In relation to objects 'otherwise in his possession', this could be interpreted to mean near to the suspect when arrested. However, the full legal meaning of 'possession' for other legislation would include property that is, for example, in his desk at his residence twenty miles away. Until the definition is clarified, it would be wise for officers to give a special warning in all circumstances where objects, which are the subject of questioning, are in the possession of the suspect. A Court is likely to be more critical if a special caution is not given than circumstances where it is given unnecessarily.
Section 36 should be read in conjunction with paragraph 11.4A of Code C, and Code E, which create a procedure for putting certain matters to the suspect in interview, if it is thought he has previously failed to mention relevant facts regarding any objects.
Section 37 allows an inference to be drawn when an arrested person fails or refuses to account for his presence at the place where he was arrested, at or around the time that an offence was committed there. An investigating officer must reasonably believe that the presence of the person at that place and at that time may be attributable to his participation in the commission of the offence, have informed the person of this belief, and have requested the person to account for his presence there.
This section should be read in conjunction with paragraphs 10.10, 10.11 and 11.4 of Code C, which create procedures for putting certain matters to the suspect in interview, if it is thought they have previously failed to explain their suspicious presence when arrested.

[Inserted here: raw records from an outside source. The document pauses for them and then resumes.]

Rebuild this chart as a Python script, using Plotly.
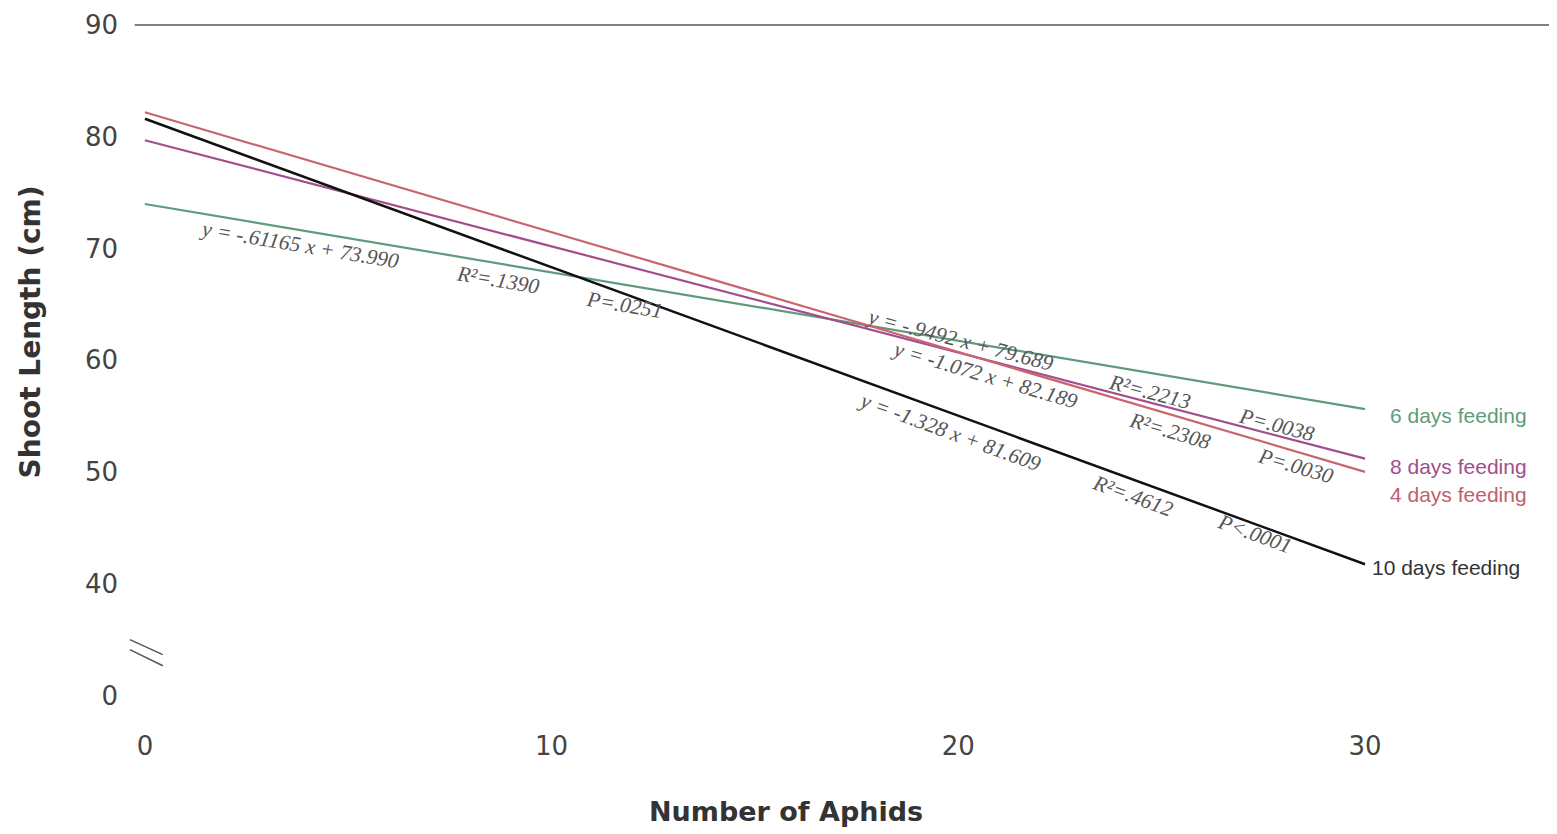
import plotly.graph_objects as go

# ---- data ----
x_ends = [0, 30]
series_names = ["6 days feeding", "8 days feeding", "4 days feeding", "10 days feeding"]
series_colors = ["#5f9b7b", "#a34d8f", "#c9656f", "#111111"]
series_widths = [2.2, 2.2, 2.2, 2.5]
label_colors = ["#5f9b7b", "#a34d8f", "#c0606a", "#333333"]
y_green = [73.990, 55.64]
y_purple = [79.689, 51.21]
y_salmon = [82.189, 50.03]
y_black = [81.609, 41.77]
series_values = [y_green, y_purple, y_salmon, y_black]

y_tickvals = [30, 40, 50, 60, 70, 80, 90]
y_ticktext = ["0", "40", "50", "60", "70", "80", "90"]
x_tickvals = [0, 10, 20, 30]

# equation / stats labels: text, x, y, angle
stat_texts = ["y = -.61165 x + 73.990", "R²=.1390", "P=.0251",
              "y = -.9492 x + 79.689", "R²=.2213", "P=.0038",
              "y = -1.072 x + 82.189", "R²=.2308", "P=.0030",
              "y = -1.328 x + 81.609", "R²=.4612", "P<.0001"]
stat_x = [3.81, 8.68, 11.78, 20.04, 24.71, 27.83, 20.65, 25.2, 28.3, 19.79, 24.29, 27.29]
stat_y = [70.32, 67.19, 64.96, 61.82, 57.17, 54.22, 58.69, 53.68, 50.55, 53.6, 47.87, 44.47]
stat_angle = [9.5, 9.5, 9.5, 14.6, 14.6, 14.6, 16.4, 16.4, 16.4, 20.1, 20.1, 20.1]

label_x = [30.56, 30.56, 30.56, 30.12]
label_y = [55.03, 50.47, 48.05, 41.52]

fig = go.Figure()
for name, col, w, vals in zip(series_names, series_colors, series_widths, series_values):
    fig.add_trace(go.Scatter(x=x_ends, y=vals, mode="lines", name=name,
                             line=dict(color=col, width=w), showlegend=False))

ann = []
for t, xx, yy, a in zip(stat_texts, stat_x, stat_y, stat_angle):
    ann.append(dict(x=xx, y=yy, xref="x", yref="y", text="<i>" + t + "</i>",
                    showarrow=False, textangle=a,
                    font=dict(family="Liberation Serif", size=21.5, color="#555555")))
for name, col, xx, yy in zip(series_names, label_colors, label_x, label_y):
    ann.append(dict(x=xx, y=yy, xref="x", yref="y", text=name, showarrow=False,
                    xanchor="left", yanchor="middle",
                    font=dict(family="Liberation Sans", size=21, color=col)))
ann.append(dict(x=-0.0805, y=0.5535, xref="paper", yref="paper",
                text="<b>Shoot Length (cm)</b>", showarrow=False, textangle=-90,
                font=dict(family="DejaVu Sans", size=28, color="#333333")))
ann.append(dict(x=0.4608, y=-0.147, xref="paper", yref="paper",
                text="<b>Number of Aphids</b>", showarrow=False,
                font=dict(family="DejaVu Sans", size=27, color="#333333")))

shapes = [
    dict(type="line", xref="x", yref="y", x0=-0.25, x1=34.72, y0=90, y1=90,
         line=dict(color="#555555", width=1.5)),
    dict(type="line", xref="x", yref="y", x0=-0.37, x1=0.44, y0=35.02, y1=33.68,
         line=dict(color="#555555", width=1.5)),
    dict(type="line", xref="x", yref="y", x0=-0.37, x1=0.44, y0=34.13, y1=32.69,
         line=dict(color="#555555", width=1.5)),
]

fig.update_layout(
    width=1549, height=826,
    margin=dict(l=119, r=0, t=7, b=109),
    paper_bgcolor="white", plot_bgcolor="white",
    annotations=ann, shapes=shapes,
    xaxis=dict(range=[-0.44, 34.72], tickvals=x_tickvals, showgrid=False,
               zeroline=False, showline=False, ticks="", ticklabelstandoff=3,
               tickfont=dict(family="DejaVu Sans", size=26, color="#444444")),
    yaxis=dict(range=[27.39, 90.89], tickvals=y_tickvals, ticktext=y_ticktext,
               showgrid=False, zeroline=False, showline=False, ticks="",
               ticklabelstandoff=8,
               tickfont=dict(family="DejaVu Sans", size=26, color="#444444")),
)

fig.write_html("out.html")
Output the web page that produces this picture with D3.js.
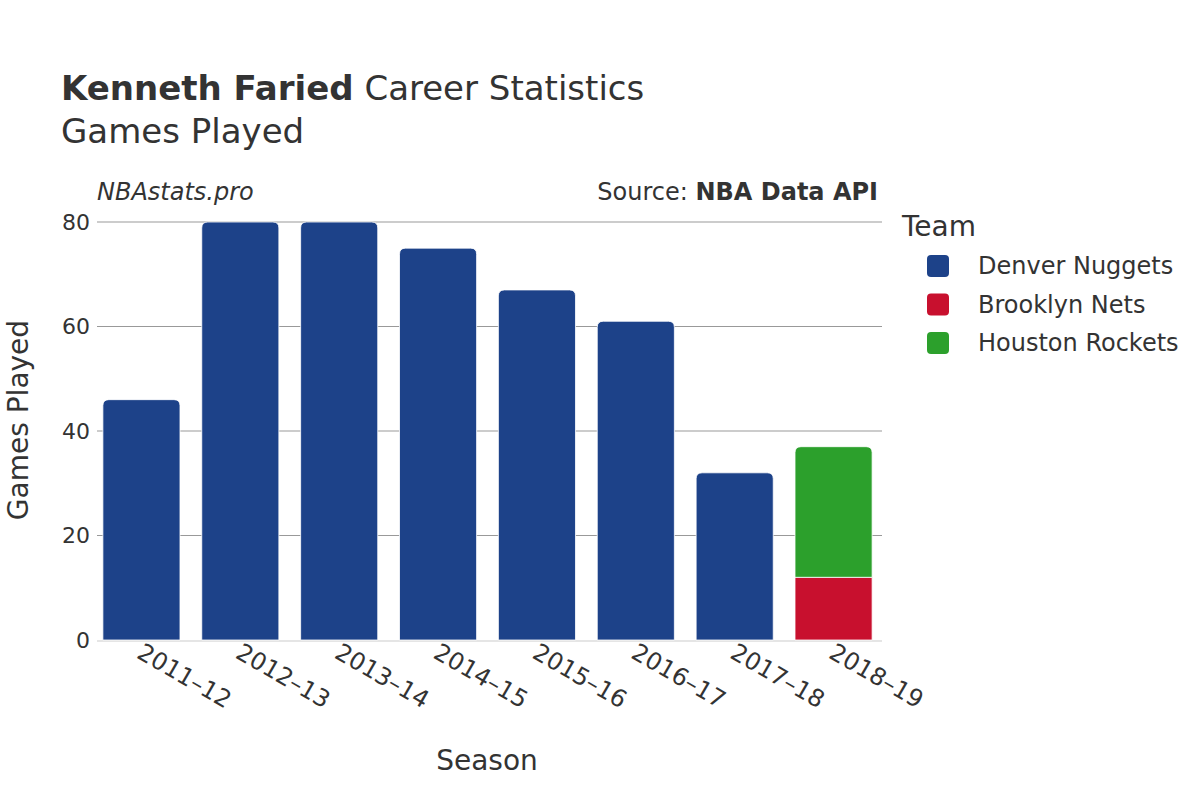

What is an adverse inference?
An ‘adverse inference’ is a conclusion based on evidence and reasoning, that can be harmful or unfavourable to a defence case, and when used, can be quite damning to a trial and an important tool for prosecutors. However, in order for a prosecutor to request the court draw adverse inferences under sections 36 or 37, the police constable must issue a special warning to the suspect in interview following arrest. The police constable cannot give the special warning in a voluntary interview.
A special warning is the constable telling the suspect, in ordinary language, in interview following arrest, the following points as per note 10D of Code C:
The details of the offence.
The specific facts that the suspect is being asked to account for.
Why the investigator thinks these facts may link the suspect to the offence.
That a court may draw an inference if the suspect fails to account for these facts.
That a record is being made of the interview and that it may be given in evidence if the suspect is brought to trial.
There is no specific form of wording to be used for a special warning, but there are suggested wordings on PNLD that may be used:
Section 36 wording for the warning to account for objects, substances or marks.
Section 37 wording for the warning to account for presence at a particular place.
The interviewer can introduce the special warning at the end of a relevant topic, in the early stages of an interview, or in the latter stages of the interview, prior to the challenge phase. The College of Policing have provided some guidance that may assist on how to plan and prepare for the interview.
The special warning is very important, as a prosecutor cannot direct the court to draw adverse inferences without it.
Is the requirement for a special warning a sufficient reason to arrest?
PACE, Code of Practice G, paragraphs 2.4 to 2.9 deal with the necessity criteria in respect of the power of arrest. Paragraph 2.9(e)(i) states:
‘2.9 When it is practicable to tell a person why their arrest is necessary (as required by paragraphs 2.2 3.3 and Note 3), the constable should outline the facts, information and other circumstances which provide the grounds for believing that their arrest is necessary and which the officer considers satisfy one or more of the statutory criteria in sub-paragraphs (a) to (f), namely: ……
(e) to allow the prompt and effective investigation of the offence or of the conduct of the person in question. …… Examples of such actions include: ……
(i) interviewing the suspect on occasions when the person's voluntary attendance is not considered to be a practicable alternative to arrest, because for example: ……
arrest would enable the special warning to be given in accordance with Code C paragraphs 10.10 and 10.11 when the suspect is found:
in possession of incriminating objects, or at a place where such objects are found;
at or near the scene of the crime at or about the time it was committed.’
Therefore, it is our view that where an officer considers that the investigation into an offence requires that they give the suspect a special warning, paragraph 2.9(e) above provides this as a reason for arrest. Should an officer satisfy both elements of the necessity test, then an arrest would be lawful.
Special warnings are a useful tool in an investigation and officers should ensure that they are aware of the provisions surrounding them and when they can be used. Although voluntary interviewing should be considered, it should not automatically override the possibility of adverse inferences being made; officers should consider all options before making a decision on whether to arrest.